## The task
Reproduce each line of the material exactly, minus any picture.

## Given material
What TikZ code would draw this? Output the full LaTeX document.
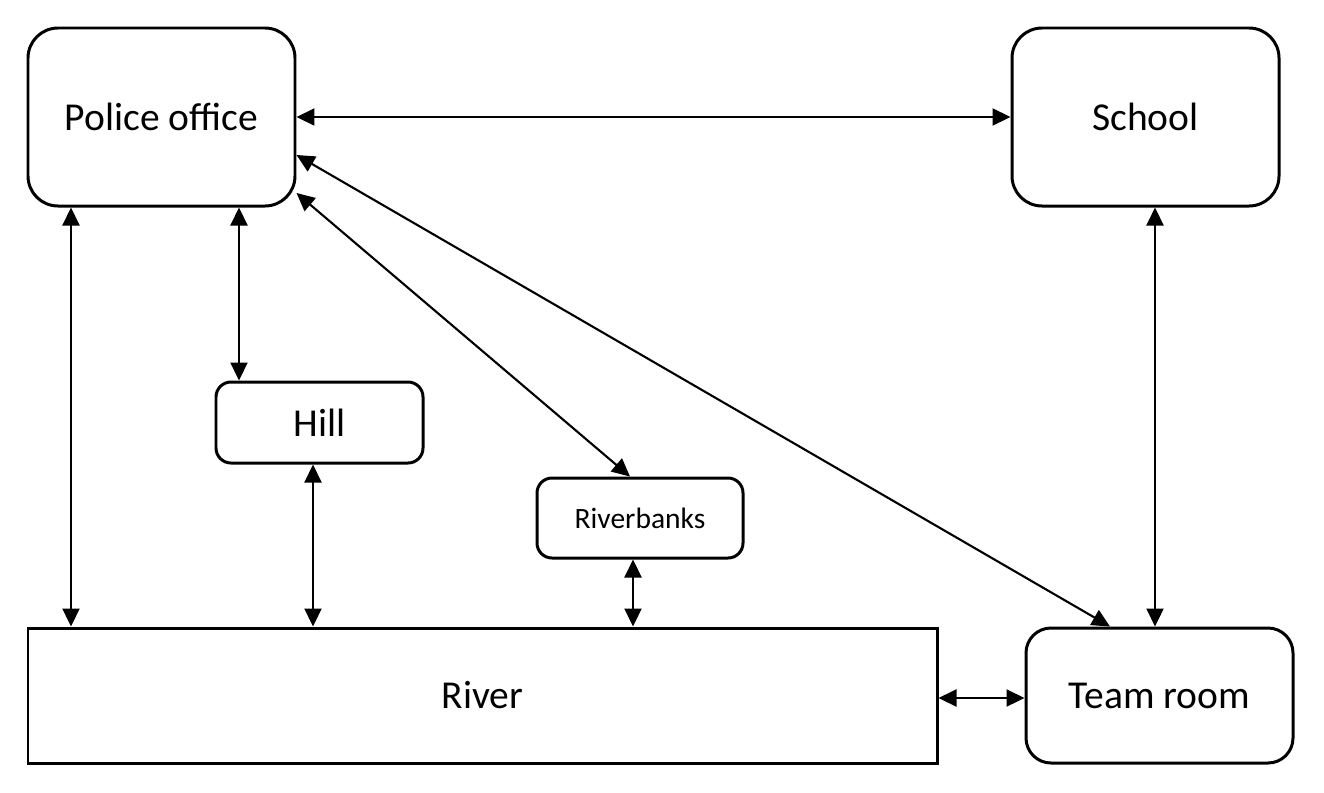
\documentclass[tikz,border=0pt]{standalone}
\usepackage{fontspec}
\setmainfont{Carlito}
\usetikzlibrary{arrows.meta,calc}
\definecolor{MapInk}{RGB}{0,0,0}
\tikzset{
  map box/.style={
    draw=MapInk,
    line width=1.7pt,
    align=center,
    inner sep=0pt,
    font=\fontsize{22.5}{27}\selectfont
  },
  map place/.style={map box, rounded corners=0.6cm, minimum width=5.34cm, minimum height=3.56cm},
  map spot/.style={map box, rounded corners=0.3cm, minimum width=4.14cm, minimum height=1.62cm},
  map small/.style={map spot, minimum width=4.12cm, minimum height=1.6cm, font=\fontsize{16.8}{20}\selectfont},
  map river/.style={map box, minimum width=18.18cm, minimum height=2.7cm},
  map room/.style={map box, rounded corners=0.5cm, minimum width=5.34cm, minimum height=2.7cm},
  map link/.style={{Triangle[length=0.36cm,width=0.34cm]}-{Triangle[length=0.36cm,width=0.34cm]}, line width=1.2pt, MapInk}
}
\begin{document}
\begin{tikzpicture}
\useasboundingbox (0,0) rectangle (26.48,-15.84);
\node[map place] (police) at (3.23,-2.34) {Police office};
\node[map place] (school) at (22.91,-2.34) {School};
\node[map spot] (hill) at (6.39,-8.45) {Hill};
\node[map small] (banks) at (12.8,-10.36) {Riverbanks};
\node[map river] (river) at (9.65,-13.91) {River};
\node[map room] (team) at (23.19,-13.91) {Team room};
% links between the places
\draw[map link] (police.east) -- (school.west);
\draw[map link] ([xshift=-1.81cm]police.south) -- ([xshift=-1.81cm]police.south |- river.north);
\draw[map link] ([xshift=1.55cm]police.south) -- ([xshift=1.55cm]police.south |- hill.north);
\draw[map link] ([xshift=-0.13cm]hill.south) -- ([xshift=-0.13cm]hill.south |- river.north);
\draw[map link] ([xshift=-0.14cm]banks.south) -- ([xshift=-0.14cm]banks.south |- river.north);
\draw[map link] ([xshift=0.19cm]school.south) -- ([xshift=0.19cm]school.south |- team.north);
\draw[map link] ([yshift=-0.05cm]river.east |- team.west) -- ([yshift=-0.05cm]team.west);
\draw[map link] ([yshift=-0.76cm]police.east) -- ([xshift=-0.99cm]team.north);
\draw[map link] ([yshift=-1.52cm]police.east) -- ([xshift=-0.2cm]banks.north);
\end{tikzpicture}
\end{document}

## Full output
What TikZ code would draw this? Output the full LaTeX document.
\documentclass[tikz,border=0pt]{standalone}
\usepackage{fontspec}
\setmainfont{Carlito}
\usetikzlibrary{arrows.meta,calc}
\definecolor{MapInk}{RGB}{0,0,0}
\tikzset{
  map box/.style={
    draw=MapInk,
    line width=1.7pt,
    align=center,
    inner sep=0pt,
    font=\fontsize{22.5}{27}\selectfont
  },
  map place/.style={map box, rounded corners=0.6cm, minimum width=5.34cm, minimum height=3.56cm},
  map spot/.style={map box, rounded corners=0.3cm, minimum width=4.14cm, minimum height=1.62cm},
  map small/.style={map spot, minimum width=4.12cm, minimum height=1.6cm, font=\fontsize{16.8}{20}\selectfont},
  map river/.style={map box, minimum width=18.18cm, minimum height=2.7cm},
  map room/.style={map box, rounded corners=0.5cm, minimum width=5.34cm, minimum height=2.7cm},
  map link/.style={{Triangle[length=0.36cm,width=0.34cm]}-{Triangle[length=0.36cm,width=0.34cm]}, line width=1.2pt, MapInk}
}
\begin{document}
\begin{tikzpicture}
\useasboundingbox (0,0) rectangle (26.48,-15.84);
\node[map place] (police) at (3.23,-2.34) {Police office};
\node[map place] (school) at (22.91,-2.34) {School};
\node[map spot] (hill) at (6.39,-8.45) {Hill};
\node[map small] (banks) at (12.8,-10.36) {Riverbanks};
\node[map river] (river) at (9.65,-13.91) {River};
\node[map room] (team) at (23.19,-13.91) {Team room};
% links between the places
\draw[map link] (police.east) -- (school.west);
\draw[map link] ([xshift=-1.81cm]police.south) -- ([xshift=-1.81cm]police.south |- river.north);
\draw[map link] ([xshift=1.55cm]police.south) -- ([xshift=1.55cm]police.south |- hill.north);
\draw[map link] ([xshift=-0.13cm]hill.south) -- ([xshift=-0.13cm]hill.south |- river.north);
\draw[map link] ([xshift=-0.14cm]banks.south) -- ([xshift=-0.14cm]banks.south |- river.north);
\draw[map link] ([xshift=0.19cm]school.south) -- ([xshift=0.19cm]school.south |- team.north);
\draw[map link] ([yshift=-0.05cm]river.east |- team.west) -- ([yshift=-0.05cm]team.west);
\draw[map link] ([yshift=-0.76cm]police.east) -- ([xshift=-0.99cm]team.north);
\draw[map link] ([yshift=-1.52cm]police.east) -- ([xshift=-0.2cm]banks.north);
\end{tikzpicture}
\end{document}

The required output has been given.